How to blur the background? This is perhaps one of the initial questions everyone asks after buying a new DSLR camera. There are many photography enthusiasts who buy a DSLR camera just because it allows to blur the background, though it is really important to learn how you can achieve that.
The background blue effect or the bokeh effect (technical term) makes the subject stand out by making everything in front and at the back of the subject out of focus. You can always get the desired blur effect using various editing software such as Adobe Photoshop, but capturing it in-camera is far better.
Depth of field controls the amount of blur in your background
The amount of blur in your background depends on how shallow the depth of field is. Shallow depth of field results in blur background effect whereas deep depth of field makes the subject as well as the background well focused. The depth of field in your photo depends on three factors.
What is Depth of Field?
The depth of field is the area that lies in front of and behind the subject, which appears to be in focus. In simple language, when you set the focus on a particular subject, there is some area in front and behind the subject that is acceptably sharp and in focus. This area which appears to be in focus is known as the depth of field.

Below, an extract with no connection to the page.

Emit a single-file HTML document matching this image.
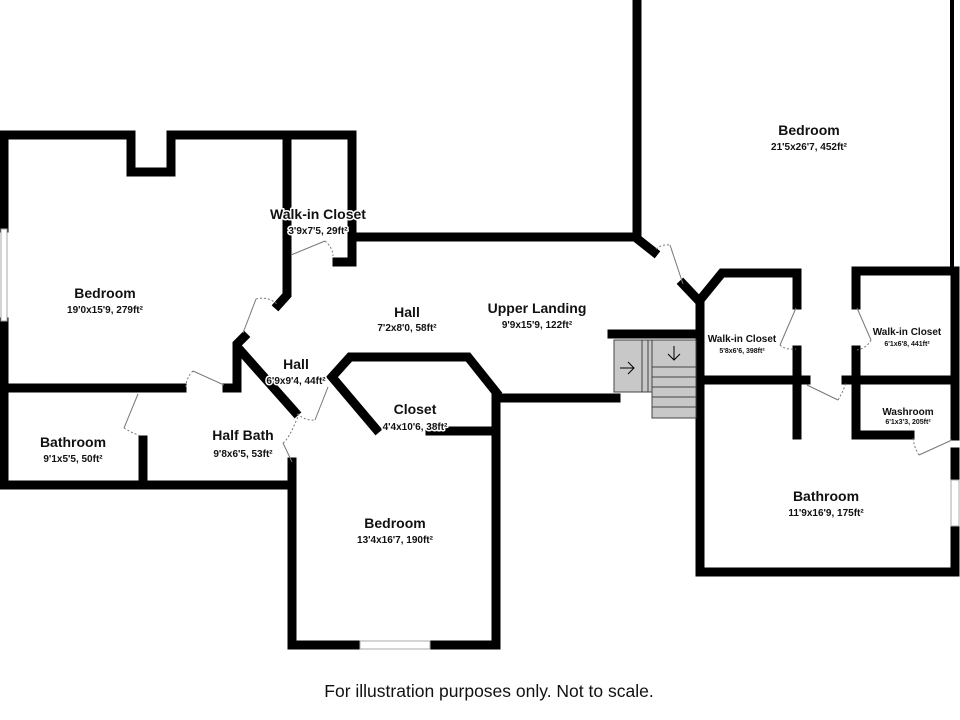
<!DOCTYPE html>
<html><head><meta charset="utf-8"><style>
html,body{margin:0;padding:0;background:#fff;}
svg{display:block}
text{font-family:"Liberation Sans",sans-serif;fill:#111;text-anchor:middle;paint-order:stroke;stroke:#fff;stroke-width:3px;stroke-linejoin:round}
.n{font-size:14px;font-weight:bold}
.s{font-size:10px;font-weight:bold}
.ns{font-size:10px;font-weight:bold}
.ss{font-size:7px;font-weight:bold}
</style></head><body>
<svg width="960" height="720" viewBox="0 0 960 720" xmlns="http://www.w3.org/2000/svg">
<g fill="none" stroke="#000" stroke-width="9" stroke-linejoin="miter" stroke-linecap="square">
<polyline points="4,228 4,135 131,135 131,172 171,172 171,135 352,135 352,262 337,262"/>
<polyline points="4,322 4,485 292,485"/>
<polyline points="287,135 287,295 278,305"/>
<line x1="4" y1="388" x2="182" y2="388"/>
<polyline points="227,388 237,388 237,344 244,337"/>
<line x1="240" y1="350" x2="295" y2="412"/>
<line x1="143" y1="440" x2="143" y2="485"/>
<polyline points="352,237 635,237 654,252"/>
<line x1="637" y1="0" x2="637" y2="237"/>
<polyline points="292,462 292,645 358,645"/>
<polyline points="431,645 496,645 496,398 616,398"/>
<line x1="430" y1="431" x2="496" y2="431"/>
<polyline points="376,429 332,377 350,357 468,357 496,392"/>
<polyline points="612,334 697,334"/>
<polyline points="683,284 700,302 700,572 955,572 955,528"/>
<polyline points="700,300 722,273 797,273 797,305"/>
<line x1="797" y1="350" x2="797" y2="435"/>
<line x1="700" y1="380" x2="806" y2="380"/>
<polyline points="856,305 856,271 955,271"/>
<polyline points="856,350 856,435 910,435"/>
<line x1="846" y1="380" x2="955" y2="380"/>
<line x1="955" y1="271" x2="955" y2="436"/>
<line x1="955" y1="452" x2="955" y2="478"/>
</g>
<line x1="952" y1="0" x2="952" y2="271" stroke="#000" stroke-width="4"/>
<g fill="#fff" stroke="#aaa" stroke-width="1">
<rect x="1" y="229" width="6" height="92"/>
<rect x="360" y="641" width="70" height="8"/>
<rect x="951" y="480" width="8" height="46"/>
</g>
<g fill="#c8c8c8" stroke="#444" stroke-width="1">
<rect x="614" y="340" width="28" height="52"/>
<rect x="642" y="340" width="6" height="52"/>
<rect x="648" y="340" width="4" height="52"/>
<rect x="652" y="340" width="44" height="27"/>
<rect x="652" y="367" width="44" height="10"/>
<rect x="652" y="377" width="44" height="10"/>
<rect x="652" y="387" width="44" height="10"/>
<rect x="652" y="397" width="44" height="10"/>
<rect x="652" y="407" width="44" height="11"/>
</g>
<g stroke="#000" stroke-width="1" fill="none">
<path d="M620,368 H634 M628,362 L634,368 L628,374"/>
<path d="M674,346 V360 M668,354 L674,360 L680,354"/>
</g>
<g stroke="#777" stroke-width="1" fill="none">
<path d="M243,333 L256,299"/><path d="M256,299 Q268,296 277,304" stroke-dasharray="2,2"/>
<path d="M291,255 L325,241"/><path d="M325,241 Q333,248 333,256" stroke-dasharray="2,2"/>
<path d="M224,385 L193,371"/><path d="M193,371 Q186,378 186,387" stroke-dasharray="2,2"/>
<path d="M138,394 L124,428"/><path d="M124,428 Q132,433 141,436" stroke-dasharray="2,2"/>
<path d="M315,420 L328,387"/><path d="M297,414 Q306,421 315,420" stroke-dasharray="2,2"/>
<path d="M283,443 L292,462"/><path d="M283,443 Q290,438 300,411" stroke-dasharray="2,2"/>
<path d="M683,284 L670,245"/><path d="M656,249 Q662,244 670,245" stroke-dasharray="2,2"/>
<path d="M796,308 L780,345"/><path d="M780,345 Q785,350 796,349" stroke-dasharray="2,2"/>
<path d="M857,308 L871,340"/><path d="M871,340 Q867,348 857,350" stroke-dasharray="2,2"/>
<path d="M807,385 L838,400"/><path d="M838,400 Q844,390 846,382" stroke-dasharray="2,2"/>
<path d="M952,440 L919,455"/><path d="M919,455 Q914,448 913,437" stroke-dasharray="2,2"/>
</g>
<text class="n" x="105" y="298">Bedroom</text><text class="s" x="105" y="313">19'0x15'9, 279ft²</text>
<text class="n" x="318" y="219">Walk-in Closet</text><text class="s" x="318" y="234">3'9x7'5, 29ft²</text>
<text class="n" x="407" y="317">Hall</text><text class="s" x="407" y="331">7'2x8'0, 58ft²</text>
<text class="n" x="537" y="313">Upper Landing</text><text class="s" x="537" y="328">9'9x15'9, 122ft²</text>
<text class="n" x="296" y="369">Hall</text><text class="s" x="296" y="384">6'9x9'4, 44ft²</text>
<text class="n" x="415" y="414">Closet</text><text class="s" x="415" y="430">4'4x10'6, 38ft²</text>
<text class="n" x="73" y="447">Bathroom</text><text class="s" x="73" y="462">9'1x5'5, 50ft²</text>
<text class="n" x="243" y="440">Half Bath</text><text class="s" x="243" y="457">9'8x6'5, 53ft²</text>
<text class="n" x="395" y="528">Bedroom</text><text class="s" x="395" y="543">13'4x16'7, 190ft²</text>
<text class="n" x="809" y="135">Bedroom</text><text class="s" x="809" y="150">21'5x26'7, 452ft²</text>
<text class="ns" x="742" y="342">Walk-in Closet</text><text class="ss" x="742" y="353">5'8x6'6, 398ft²</text>
<text class="ns" x="907" y="335">Walk-in Closet</text><text class="ss" x="907" y="346">6'1x6'8, 441ft²</text>
<text class="ns" x="908" y="415">Washroom</text><text class="ss" x="908" y="424">6'1x3'3, 205ft²</text>
<text class="n" x="826" y="501">Bathroom</text><text class="s" x="826" y="516">11'9x16'9, 175ft²</text>
<text x="489" y="697" style="font-size:17.5px;stroke:none">For illustration purposes only. Not to scale.</text>
</svg>
</body></html>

A photo with shallow depth of field will have a narrow area in front and behind the subject which will be in focus, which means the background and the foreground will have more of blurry effect. Similarly, a photo with deep depth of field will have a wide area in front and behind the subject which will be in focus, which means that the background and the foreground will have less of blurry effect and will appear in focus.
Example of shallow depth of field:
Example of deep depth of field:
What are the factors affecting Depth of Field?
You must have heard a lot that the depth of field is controlled by changing the aperture f-stop value, which is true. But this is not the only factor which controls the depth of field, in total, there are three factors affecting depth of field:
a. Aperture f-stop value
b. The Focal length of the lens
c. Camera-to-subject distance
How does aperture affect the Depth of Field?
Aperture is one of the most-known factors which controls the depth of field. The easiest way to understand this is, the lesser the aperture value, the shallower will be the depth of field which is ideal if you need to create blur effect in portraits and macro photography.
- The smaller the f-stop number = the bigger will be the aperture opening = the shallower the depth of field (more blur effect)
- The higher the f-stop number = the smaller will be the aperture opening = the deeper the depth of field (less blur effect)
NOTE: Changing the aperture value will also affect the shutter speed. Reducing the aperture value will increase the shutter speed and increasing the aperture value will decrease the shutter speed.
How does focal length affect the Depth of Field?
As we all know, using a longer focal length lets us go closer to the subject, and using a shorter focal length lets us capture wider frame. This is not the only use of using different focal lengths.
By using a longer focal length, you can reduce the depth of field and achieve bokeh in the background as well as the foreground.
Example: This approach can be used in a situation when you want deep depth of field, but you do not want to increase the aperture value as the shutter speed will decrease. What you can do is use a wider focal length in order to increase the area which is in focus in front and behind the subject.
How does camera-to-subject distance affect the Depth of Field?
Camera-to-subject distance is basically the distance between your camera and the subject on which you would be locking the focus on. The closer your take your camera to the subject, the area in focus in front and behind the subject will keep on reducing, thus resulting in shallower depth of field. When you take your camera farther from the subject, the area in focus in front and behind the subject will keep on increasing, resulting is deeper depth of field.
This approach can be ideal when you are using the kit lens (18-55mm f/3.5-5.6) on 55mm to click a flower and the minimum aperture value you can use is f/5.6. As you can not use a smaller aperture value, in order to get shallower depth of field you can move closer to the flower. This will help you isolate the flower from the background and achieve more bokeh.
Example: As you can see in the images below, the photo which has been clicked from as closer distance has shallower depth of field as compared to the photo clicked from distance.
In order to get maximum background blur, you need to make sure that you use the smallest possible aperture value on your lens. Furthermore, You would need a lens with longer focal length, anything more than 85 mm would be ideal. You also need to make sure that you move closer to the subject in order to reduce the distance between the camera and the subject. All these three practices would result in maximum possible blur effect, thus separating your subject from the background.